Of all the memories I can take from South Africa - the wine lands, Table Mountain, the inspiring beaches at sunset - I will most vividly remember my visits to the townships. I've often wondered how to approach the topic of township life, and how to describe the people who made the experience of being in the country so rewarding.
As we drove down the side streets and came to a stop, young children, unfettered by the triviality of consumerism and uninfluenced by the trials of harsh political reality, accepted us with open arms. They had not seen much outside these townships, neither people nor places. The family and surrounding community was all they knew, isolated in an all-black school outside the central city. Perhaps this would account for the incredible feeling of interconnectedness that beset the area.

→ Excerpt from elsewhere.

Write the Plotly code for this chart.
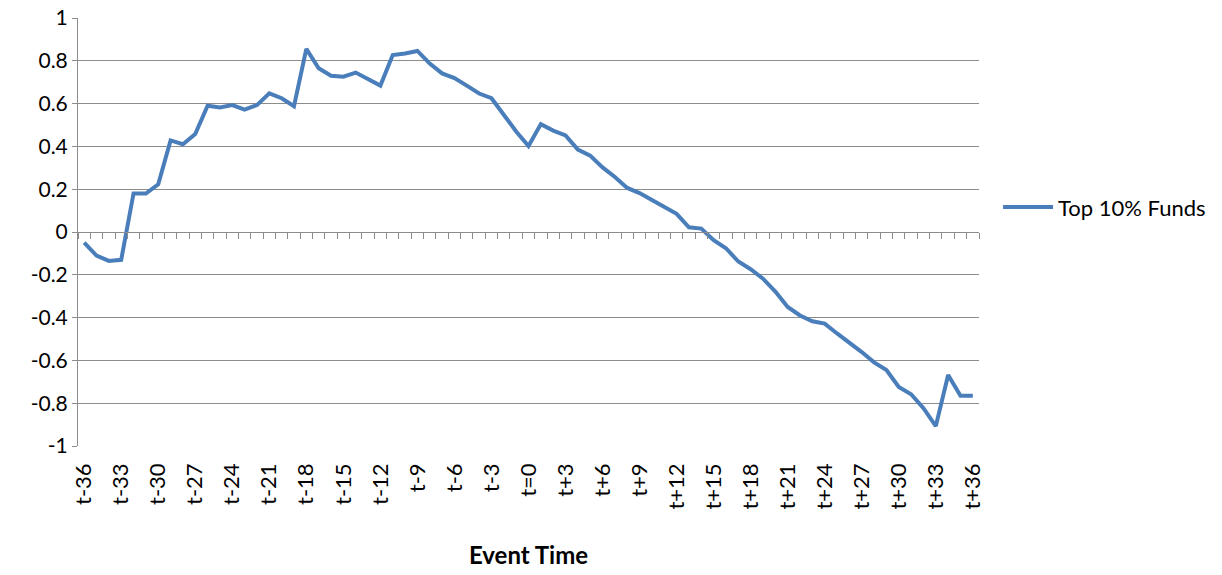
import plotly.graph_objects as go

# Event-time categories t-36 ... t=0 ... t+36
event_labels = [f"t{k}" if k < 0 else ("t=0" if k == 0 else f"t+{k}") for k in range(-36, 37)]

# Cumulative response of the top-decile funds at each event month
top10_values = [
    -0.05, -0.11, -0.135, -0.13, 0.18, 0.18, 0.223, 0.428, 0.41, 0.458,
    0.59, 0.582, 0.593, 0.572, 0.593, 0.648, 0.625, 0.588, 0.856, 0.765,
    0.73, 0.726, 0.745, 0.714, 0.684, 0.827, 0.834, 0.846, 0.787, 0.741,
    0.719, 0.684, 0.647, 0.625, 0.545, 0.47, 0.402, 0.504, 0.474, 0.451,
    0.385, 0.357, 0.302, 0.257, 0.206, 0.182, 0.15, 0.119, 0.085, 0.022,
    0.016, -0.038, -0.076, -0.138, -0.174, -0.218, -0.278, -0.35, -0.39, -0.417,
    -0.428, -0.474, -0.515, -0.561, -0.609, -0.645, -0.724, -0.758, -0.823, -0.907,
    -0.668, -0.765, -0.765,
]

y_tick_values = [1, 0.8, 0.6, 0.4, 0.2, 0, -0.2, -0.4, -0.6, -0.8, -1]
y_tick_labels = ["1", "0.8", "0.6", "0.4", "0.2", "0", "-0.2", "-0.4", "-0.6", "-0.8", "-1"]

series_name = "Top 10% Funds"
x_title = "Event Time"

positions = list(range(len(event_labels)))
label_positions = positions[::3]
label_text = event_labels[::3]
boundaries = [p - 0.5 for p in positions] + [positions[-1] + 0.5]

FONT = "Lato"
GRID = "#8c8c8c"
LINE_BLUE = "#4a7ebb"

fig = go.Figure()
fig.add_trace(go.Scatter(
    x=positions, y=top10_values, mode="lines", name=series_name,
    line=dict(color=LINE_BLUE, width=4), showlegend=True,
))
# invisible trace bound to the secondary x-axis so it renders
fig.add_trace(go.Scatter(
    x=[positions[0]], y=[0], xaxis="x2", mode="markers",
    marker=dict(opacity=0), showlegend=False, hoverinfo="skip",
))

x_range = [-0.5, positions[-1] + 0.5]

fig.update_layout(
    width=1222, height=575,
    margin=dict(l=78, r=242, t=18, b=129),
    paper_bgcolor="white", plot_bgcolor="white",
    font=dict(family=FONT, size=20, color="black"),
    xaxis=dict(
        range=x_range, tickmode="array", tickvals=label_positions, ticktext=label_text,
        tickangle=-90, showgrid=False, zeroline=False, showline=False, ticks="",
        tickfont=dict(size=22), ticklabelstandoff=12,
        title=dict(text=f"<b>{x_title}</b>", font=dict(size=24), standoff=38),
        automargin=False,
    ),
    xaxis2=dict(
        range=x_range, overlaying="x", anchor="free", position=0.5, side="bottom",
        tickmode="array", tickvals=boundaries, ticks="outside", ticklen=6,
        tickcolor=GRID, tickwidth=1, showticklabels=False, showline=True,
        linecolor=GRID, linewidth=1, showgrid=False, zeroline=False,
    ),
    yaxis=dict(
        range=[-1, 1], tickmode="array", tickvals=y_tick_values, ticktext=y_tick_labels,
        showgrid=True, gridcolor=GRID, gridwidth=1, zeroline=False,
        showline=True, linecolor=GRID, linewidth=1,
        ticks="outside", ticklen=5, tickcolor=GRID,
        tickfont=dict(size=21), automargin=False,
    ),
    legend=dict(
        x=1.02, y=0.558, xanchor="left", yanchor="middle",
        font=dict(size=22), bgcolor="rgba(0,0,0,0)", itemwidth=50,
    ),
)

fig.write_html("out.html")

The parents had lived through the hardest of times, when segregation was official policy, and yet could not help but smile when the children ran up and jumped in our arms. They knew we were Americans - far too young to have been implicated in their subjugation years back - though I worried that they would have been instinctually hesitant to encourage this tolerant interface. However, because we were friends of Lundi, we were friends of theirs.

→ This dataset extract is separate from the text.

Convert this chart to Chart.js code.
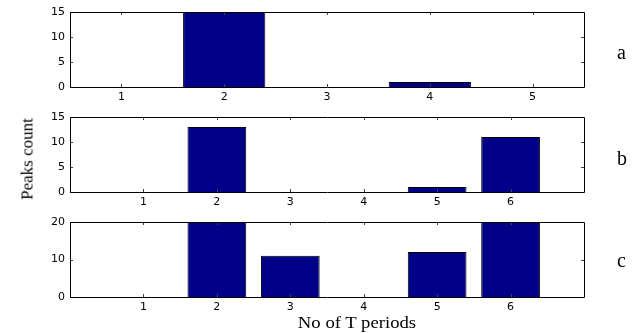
<!DOCTYPE html>
<html>
<head>
<meta charset="utf-8">
<script src="https://cdn.jsdelivr.net/npm/chart.js@4.4.1/dist/chart.umd.min.js"></script>
<style>
  html, body { margin: 0; padding: 0; background: #fff; }
  #wrap { position: relative; width: 634px; height: 333px; overflow: hidden; background: #fff; }
  .panel { position: absolute; left: 0; width: 634px; height: 105px; }
  .lbl { position: absolute; font-family: "Liberation Serif", "Times New Roman", serif; color: #000; white-space: nowrap; line-height: 1; }
</style>
</head>
<body>
<div id="wrap">
  <div class="panel" style="top:0px"><canvas id="chartA" width="634" height="105"></canvas></div>
  <div class="panel" style="top:105px"><canvas id="chartB" width="634" height="105"></canvas></div>
  <div class="panel" style="top:210px"><canvas id="chartC" width="634" height="105"></canvas></div>

  <div class="lbl" style="left:27px; top:159px; font-size:17px; transform: translate(-50%,-50%) rotate(-90deg);">Peaks count</div>
  <div class="lbl" style="left:357px; top:314px; font-size:17px; transform: translateX(-50%) scaleX(1.1);">No of T periods</div>
  <div class="lbl" style="left:617px; top:42px; font-size:20px;">a</div>
  <div class="lbl" style="left:617px; top:148px; font-size:20px;">b</div>
  <div class="lbl" style="left:617px; top:250px; font-size:20px;">c</div>
</div>

<script>
// Number of T periods on each panel's x axis
const periodsA = [1, 2, 3, 4, 5];
const periodsB = [1, 2, 3, 4, 5, 6];
const periodsC = [1, 2, 3, 4, 5, 6];

// Peak counts per period
const countsA = [0, 15, 0, 1, 0];
const countsB = [0, 13, 0, 0, 1, 11];
const countsC = [0, 20, 11, 0, 12, 20];

// Y tick values
const yTicksA = [0, 5, 10, 15];
const yTicksB = [0, 5, 10, 15];
const yTicksC = [0, 10, 20];

const BAR_FILL = '#000088';
const TICK_FONT = { family: '"DejaVu Sans", Arial, Helvetica, sans-serif', size: 11 };

// Closed axes box with small inward tick marks on all four sides
const boxedAxes = {
  id: 'boxedAxes',
  afterDatasetsDraw(chart) {
    const { ctx, chartArea, scales } = chart;
    const { left, right, top, bottom } = chartArea;
    const xs = scales.x, ys = scales.y;
    const len = 3;
    ctx.save();
    ctx.lineWidth = 1;
    ctx.strokeStyle = '#444';
    ctx.beginPath();
    xs.ticks.forEach(t => {
      const px = Math.round(xs.getPixelForValue(t.value)) + 0.5;
      ctx.moveTo(px, bottom); ctx.lineTo(px, bottom - len);
      ctx.moveTo(px, top); ctx.lineTo(px, top + len);
    });
    ys.ticks.forEach(t => {
      const py = Math.round(ys.getPixelForValue(t.value)) + 0.5;
      ctx.moveTo(left, py); ctx.lineTo(left + len, py);
      ctx.moveTo(right, py); ctx.lineTo(right - len, py);
    });
    ctx.stroke();
    ctx.strokeStyle = '#000';
    ctx.beginPath();
    ctx.rect(Math.round(left) + 0.5, Math.round(top) + 0.5,
             Math.round(right) - Math.round(left), Math.round(bottom) - Math.round(top));
    ctx.stroke();
    ctx.restore();
  }
};

function makePanel(id, periods, counts, xMin, xMax, yTicks) {
  const yMax = yTicks[yTicks.length - 1];
  return new Chart(document.getElementById(id), {
    type: 'bar',
    data: {
      datasets: [{
        data: periods.map((p, i) => ({ x: p, y: counts[i] })),
        backgroundColor: BAR_FILL,
        borderColor: '#000',
        borderWidth: 1,
        barPercentage: 1.0,
        categoryPercentage: 0.8
      }]
    },
    options: {
      responsive: false,
      animation: false,
      events: [],
      layout: { padding: { left: 0, right: 50, top: 12, bottom: 0 } },
      plugins: { legend: { display: false }, tooltip: { enabled: false } },
      scales: {
        x: {
          type: 'linear',
          min: xMin,
          max: xMax,
          offset: false,
          grid: { display: false, drawTicks: false },
          border: { display: false },
          afterBuildTicks: s => { s.ticks = periods.map(v => ({ value: v })); },
          afterFit: s => { s.height = 18; },
          ticks: { color: '#000', font: TICK_FONT, padding: 4, maxRotation: 0,
                   callback: v => String(v) }
        },
        y: {
          min: 0,
          max: yMax,
          grid: { display: false, drawTicks: false },
          border: { display: false },
          afterBuildTicks: s => { s.ticks = yTicks.map(v => ({ value: v })); },
          afterFit: s => { s.width = 70; },
          ticks: { color: '#000', font: TICK_FONT, padding: 5,
                   callback: v => String(v) }
        }
      }
    },
    plugins: [boxedAxes]
  });
}

makePanel('chartA', periodsA, countsA, 0.5, 5.5, yTicksA);
makePanel('chartB', periodsB, countsB, 0, 7, yTicksB);
makePanel('chartC', periodsC, countsC, 0, 7, yTicksC);
</script>
</body>
</html>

While they lived in largely patchwork housing, they had made happy homes. These box shaped structures never had more than a few rooms, and likely had only a bedroom or two for parents and children to share. Several decades ago these township communities started springing up in the flats, as blacks retreated out of the city to claim a small plot of land for themselves. They took what they could in the form of spare wood, sheets of iron and aluminum, and pieced their lives together. Lundi had built his home in the early 1980's with help from neighbors, and it was one of the prouder dwellings in the area. He lived in three rooms with his wife and two children.
Since the first democratic election in 1994, considered a brazen testament to the success of liberation and equality over apartheid and the like, both presidents have been from the African National Congress party. The "miraculous" and seemingly instantaneous victory of the ANC brought about changes in the federal system. A progressive constitution was formulated. The Truth and Reconciliation Commission was created to foster discussion of apartheid injustices. Lundi and his neighbors would all benefit from this cultural and political shift.
From there, the accomplishments of the movement become nondescript. South Africa remains one of the most asymmetrical economies in the world. Half of the population is below the poverty line. The HIV rate is estimated at 23%, quite disproportionately affecting the non-white population. Real changes, in the areas of wealth and land redistribution, have not materialized. Reconciliation has taken the form of pacification, largely for the elites.
I can't remember the exact moment I became overwhelmed - maybe it was as a group of the children gave us a surprisingly accurate (and entertaining) rendition of the 50 Cent song, "In the Club". I felt bad about continuously snapping photos of the children, though they found the digital camera so novel that they pushed and shoved to get a glimpse of their own image. It was more fun teaching them songs and games from my own childhood, growing up in far simpler circumstances. By the end I had given away everything in my possession but my clothes and backpack. This, of course, was wholly insufficient: they had no use for postcards of Washington, D.C. and a crayon each. Then again, neither did I.
I attempted to give an entire box of crayons to Lundi's daughter, seeing as he had been so kind to bring us by in the first place. The plan was foiled as she gave one away to each of her friends when we turned our backs.
We had been greeted so affectionately by the community during our short visits. The interaction was so innocent, entirely commensurate to the human capacity for sanguinity. Outside the townships, life was different: in some ways better, in others far worse. It made one wonder if, in some fundamental way, the "peaceful revolution" had been debased by its own phenomenal compassion.